Auteur | Fidèle Allogho-Nkoghe (dir.) |
Editeur | Publibook |
Date | 2013 |
Pages | 454 |
Sujets | Décentralisation administrative Gabon Actes de congrès |
Cote | 59.369 |
La décentralisation est un des thèmes de prédilection de la réflexion politique en Afrique subsaharienne depuis le tournant du millénaire. Après les années sombres des ajustements structurels, les revendications démocratiques des années 1990 ont découvert dans la décentralisation une vertu salvatrice, l’antidote aux pouvoirs autoritaires des partis uniques et des présidents à vie. Le Gabon ne déroge pas à la règle. La loi sur la décentralisation de 1996, alimente le débat politique. Les 22 contributions rassemblées dans cet ouvrage collectif sous la direction de Fidèle Allogho-Nhoghe y participent.
Le Groupe de recherche en sciences humaines et sociales (GRESHS) de l’Ecole normale supérieure de Libreville est à l’origine de cette réflexion regroupant géographes, philosophes, économistes, historiens, anthropologues, politistes, réunis lors de journées d’études en mai 2011 autour du thème de la décentralisation et du développement. Précédées d’une brève introduction puis de la conférence inaugurale du maire de Libreville, ancien Premier ministre, Jean-François Ntoutoume-Emane, les communications abordent la question de la décentralisation selon différents points de vue et approches disciplinaires. Le principe de cette mise en perspective kaléidoscopique est excellent. Cependant, l’ouvrage n’échappe pas à d’inévitables redondances, chaque auteur se sentant obligé de définir les concepts - centralisation, développement local, aménagement du territoire, démocratie participative etc. On a ainsi l’impression de relire trop souvent la même chose. Une synthèse des différentes communications eût été plus efficace pour dégager les grandes idées relatives à une décentralisation dont tous les auteurs concèdent qu’elle n’existe que sur le papier.
Ces auteurs ont eu à cœur de montrer leur culture et leur habileté dialectique, rendant ainsi un bel hommage à la francophonie, même s’il y a quelque cuistrerie (ENS oblige) dans la recherche de formules frisant parfois l’amphigouri. De Platon à Tocqueville, de Rousseau à Marx et Weber, les références à de grandes figures de la pensée occidentale ne manquent pas. Mais au-delà de l’exercice de style, où sont les problèmes concrets de la décentralisation?

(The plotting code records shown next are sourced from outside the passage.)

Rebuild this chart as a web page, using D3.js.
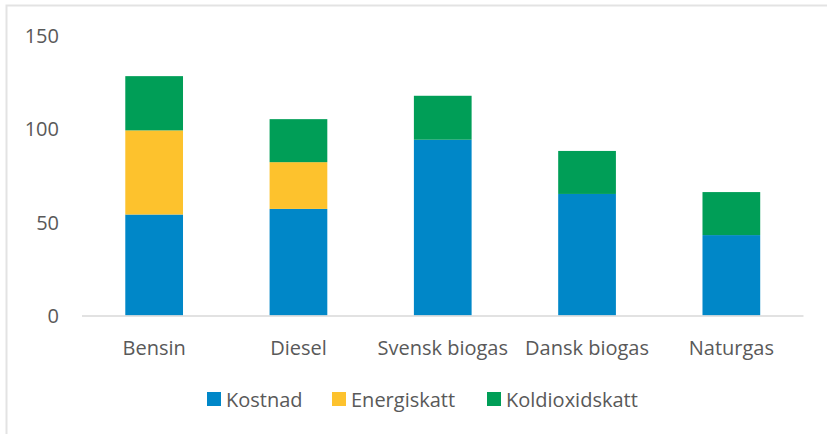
<!DOCTYPE html>
<html>
<head>
<meta charset="utf-8">
<script src="https://cdn.jsdelivr.net/npm/d3@7"></script>
<style>
body { margin: 0; background: #fff; }
text { font-family: "Open Sans", sans-serif; fill: #595959; }
</style>
</head>
<body>
<svg width="827" height="434"></svg>
<script>
var categories = ["Bensin", "Diesel", "Svensk biogas", "Dansk biogas", "Naturgas"];
var seriesNames = ["Kostnad", "Energiskatt", "Koldioxidskatt"];
var kostnad = [54, 57, 94, 65, 43];
var energiskatt = [45, 25, 0, 0, 0];
var koldioxidskatt = [29, 23, 23.5, 23, 23];
var yTicks = [0, 50, 100, 150];
var colors = ["#0087c8", "#fdc22d", "#009e57"];

var svg = d3.select("svg"),
    width = +svg.attr("width"),
    height = +svg.attr("height");

// outer chart border
svg.append("rect")
    .attr("x", 6.5).attr("y", 5.5)
    .attr("width", 840).attr("height", 450)
    .attr("fill", "none")
    .attr("stroke", "#e3e3e3")
    .attr("stroke-width", 2);

var rows = categories.map(function(c, i) {
    return { cat: c, Kostnad: kostnad[i], Energiskatt: energiskatt[i], Koldioxidskatt: koldioxidskatt[i] };
});
var stacked = d3.stack().keys(seriesNames)(rows);

var x = d3.scaleBand()
    .domain(categories)
    .range([82, 803.5])
    .paddingInner(0.6)
    .paddingOuter(0.3);

var y = d3.scaleLinear()
    .domain([0, 150])
    .range([315.5, 35]);

// y tick labels
svg.append("g").selectAll("text")
    .data(yTicks)
    .enter().append("text")
    .attr("x", 59)
    .attr("y", function(d) { return y(d) + 7.5; })
    .attr("text-anchor", "end")
    .style("font-size", "20px")
    .text(function(d) { return d; });

// bars
svg.append("g").selectAll("g")
    .data(stacked)
    .enter().append("g")
    .attr("fill", function(d, i) { return colors[i]; })
    .selectAll("rect")
    .data(function(d) { return d; })
    .enter().append("rect")
    .attr("x", function(d) { return x(d.data.cat); })
    .attr("y", function(d) { return y(d[1]); })
    .attr("width", x.bandwidth())
    .attr("height", function(d) { return y(d[0]) - y(d[1]); });

// x axis line
svg.append("line")
    .attr("x1", 82).attr("x2", 803.5)
    .attr("y1", y(0) + 0.5).attr("y2", y(0) + 0.5)
    .attr("stroke", "#d9d9d9")
    .attr("stroke-width", 1.5);

// category labels
svg.append("g").selectAll("text")
    .data(categories)
    .enter().append("text")
    .attr("x", function(d) { return x(d) + x.bandwidth() / 2; })
    .attr("y", 355)
    .attr("text-anchor", "middle")
    .style("font-size", "20px")
    .text(function(d) { return d; });

// legend
var legendX = [207, 332, 487];
var legend = svg.append("g").selectAll("g")
    .data(seriesNames)
    .enter().append("g")
    .attr("transform", function(d, i) { return "translate(" + legendX[i] + ",392)"; });

legend.append("rect")
    .attr("width", 14).attr("height", 14)
    .attr("fill", function(d, i) { return colors[i]; });

legend.append("text")
    .attr("x", 19)
    .attr("y", 14.7)
    .style("font-size", "20px")
    .text(function(d) { return d; });
</script>
</body>
</html>
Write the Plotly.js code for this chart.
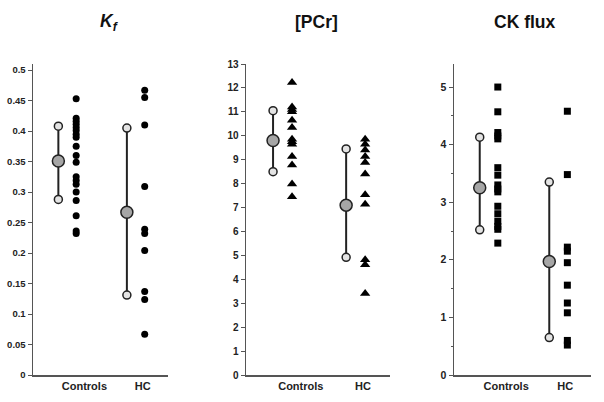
<!DOCTYPE html>
<html><head><meta charset="utf-8">
<script src="https://cdn.plot.ly/plotly-3.0.1.min.js"></script>
<style>html,body{margin:0;padding:0;background:#fff}#chart{width:604px;height:402px}</style>
</head><body><div id="chart"></div>
<script>
// Category labels
const categories = ["Controls", "HC"];
const panelTitles = ["<i>K<sub>f</sub></i>", "[PCr]", "CK flux"];

// Kf individual values
const kfControls = [0.453, 0.421, 0.416, 0.411, 0.406, 0.401, 0.395, 0.390, 0.375, 0.360, 0.349, 0.325, 0.319, 0.313, 0.300, 0.286, 0.261, 0.236, 0.232];
const kfHC = [0.467, 0.455, 0.410, 0.309, 0.239, 0.232, 0.204, 0.137, 0.124, 0.067];
// Kf summary [low, mean, high]
const kfSummaryControls = [0.288, 0.351, 0.408];
const kfSummaryHC = [0.131, 0.267, 0.405];

// [PCr] individual values
const pcrControls = [12.23, 11.2, 11.1, 11.0, 10.65, 10.35, 9.85, 9.75, 9.65, 9.13, 8.78, 7.98, 7.45];
const pcrHC = [9.85, 9.65, 9.4, 9.13, 8.88, 8.4, 7.53, 7.14, 4.82, 4.61, 3.41];
const pcrSummaryControls = [8.5, 9.8, 11.05];
const pcrSummaryHC = [4.92, 7.1, 9.45];

// CK flux individual values
const ckControls = [5.0, 4.57, 4.21, 4.15, 4.10, 3.60, 3.47, 3.30, 3.23, 3.18, 2.93, 2.80, 2.67, 2.58, 2.53, 2.29];
const ckHC = [4.58, 3.48, 2.22, 2.15, 1.95, 1.56, 1.25, 1.08, 0.60, 0.52];
const ckSummaryControls = [2.52, 3.25, 4.13];
const ckSummaryHC = [0.65, 1.97, 3.35];

// Axis ticks
const kfTicks = [0, 0.05, 0.1, 0.15, 0.2, 0.25, 0.3, 0.35, 0.4, 0.45, 0.5];
const pcrTicks = [0,1,2,3,4,5,6,7,8,9,10,11,12,13];
const ckTicks = [0,1,2,3,4,5];

const FONT = "Liberation Sans, Arial, sans-serif";
const panels = [
  {ctrl: kfControls, hc: kfHC, sc: kfSummaryControls, sh: kfSummaryHC, sym: "circle", msize: 7, ticks: kfTicks, range: [0, 0.51], minor: false, tfs: 9.5},
  {ctrl: pcrControls, hc: pcrHC, sc: pcrSummaryControls, sh: pcrSummaryHC, sym: "triangle-up", msize: 9, ticks: pcrTicks, range: [0, 13.0], minor: false, tfs: 10},
  {ctrl: ckControls, hc: ckHC, sc: ckSummaryControls, sh: ckSummaryHC, sym: "square", msize: 7, ticks: ckTicks, range: [0, 5.4], minor: true, tfs: 10.5}
];
const domains = [[33/604, 168/604], [246/604, 390/604], [454/604, 591/604]];
const OFF = 0.13;
const catPos = [1, 2];
const labelPos = [1.25, 2.1];

const traces = [];
const layout = {
  width: 604, height: 402,
  margin: {l: 0, r: 0, t: 64, b: 27},
  paper_bgcolor: "#fff", plot_bgcolor: "#fff",
  showlegend: false,
  font: {family: FONT, color: "#222"},
  annotations: []
};
panels.forEach((p, i) => {
  const xa = i === 0 ? "x" : "x" + (i + 1);
  const ya = i === 0 ? "y" : "y" + (i + 1);
  const xk = i === 0 ? "xaxis" : "xaxis" + (i + 1);
  const yk = i === 0 ? "yaxis" : "yaxis" + (i + 1);
  [p.ctrl, p.hc].forEach((vals, g) => {
    traces.push({type: "scatter", mode: "markers", xaxis: xa, yaxis: ya,
      x: vals.map(() => catPos[g] + OFF), y: vals,
      marker: {symbol: p.sym, size: p.msize, color: "#000"}, hoverinfo: "y", cliponaxis: false});
  });
  [p.sc, p.sh].forEach((s, g) => {
    const xc = catPos[g] - OFF;
    traces.push({type: "scatter", mode: "lines", xaxis: xa, yaxis: ya,
      x: [xc, xc], y: [s[0], s[2]], line: {color: "#222", width: 2}, hoverinfo: "skip"});
    traces.push({type: "scatter", mode: "markers", xaxis: xa, yaxis: ya,
      x: [xc, xc], y: [s[0], s[2]],
      marker: {symbol: "circle", size: 8, color: "#e4e4e4", line: {color: "#222", width: 1.5}}, cliponaxis: false});
    traces.push({type: "scatter", mode: "markers", xaxis: xa, yaxis: ya,
      x: [xc], y: [s[1]],
      marker: {symbol: "circle", size: 12, color: "#a6a6a6", line: {color: "#222", width: 1.5}}, cliponaxis: false});
  });
  layout[xk] = {domain: domains[i], range: [0.5, 2.47], anchor: ya,
    showline: true, linecolor: "#555", linewidth: 1.5, ticks: "", showgrid: false, zeroline: false,
    tickmode: "array", tickvals: labelPos, ticktext: categories,
    tickfont: {size: 11, family: FONT, color: "#222", weight: "bold"}};
  layout[yk] = {domain: [0, 1], range: p.range, anchor: xa,
    showline: true, linecolor: "#555", linewidth: 1.5, ticks: "outside", ticklen: 4, tickwidth: 1, tickcolor: "#555",
    showgrid: false, zeroline: false, tickmode: "array", tickvals: p.ticks,
    tickfont: {size: p.tfs, family: FONT, color: "#222", weight: "bold"}};
  if (p.minor) {
    layout[yk].minor = {dtick: 0.5, ticks: "outside", ticklen: 2, tickcolor: "#555", showgrid: false};
    layout[yk].tickmode = "linear"; layout[yk].dtick = 1; layout[yk].tick0 = 0; delete layout[yk].tickvals;
  }
  layout.annotations.push({text: "<b>" + panelTitles[i] + "</b>", xref: "paper", yref: "paper",
    x: [110/604, 316/604, 525/604][i], y: 1 + (64 - 22) / 311, yanchor: "middle", xanchor: "center",
    showarrow: false, font: {size: 17.5, family: FONT, color: "#111"}});
});
Plotly.newPlot("chart", traces, layout, {displayModeBar: false, staticPlot: true});
</script></body></html>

Les contributions se limitent en effet à une présentation des principes de la décentralisation et à leur critique sans référence à la réalité de leur mise en œuvre, ni aux raisons de leur échec. On demeure dans le registre de l’institutionnel sans que les acteurs réels soient mis en scène, même dans les textes dont on attendrait davantage de retour de terrain, comme par exemple ceux qui s’intéressent aux chefs de quartiers, à l’éducation ou à la santé.
Le modèle français de décentralisation sert de référence sans que les auteurs s’interrogent sur son applicabilité au Gabon. Rares sont les contributions qui rappellent que le Gabon est un petit pays de moins de 1,5 million d’habitants, et qu’en conséquence la décentralisation n’y a pas la même signification qu’au Nigeria ou en RDC par exemple. En réalité, que cela soit clairement explicité ou en filigrane, les auteurs considèrent la décentralisation comme une réponse à la crise de l’Etat, violemment manifestée dans les années 1990. Ils concluent tous, plus ou moins nettement, à son échec, en omettant toutefois d’en analyser les causes structurelles. En la matière, l’émancipation du mimétisme institutionnel serait un préalable à une réévaluation de la nature du pouvoir prenant davantage en compte le contexte gabonais.
L’ouvrage laisse le lecteur sur sa faim car il relève essentiellement du discours, souvent brillant, parfois obscur, propre à un exercice académique. Les chercheurs de l’Ecole normale supérieure de Libreville ont montré leur habileté à jongler avec les concepts, la géographie gabonaise notamment s’y illustre par une vivacité intellectuelle de bon augure. Reste maintenant à revenir sur terre, à retrouver l’épaisseur de l’espace et des lieux, et l’effectivité des acteurs impliqués dans la décentralisation et le développement local.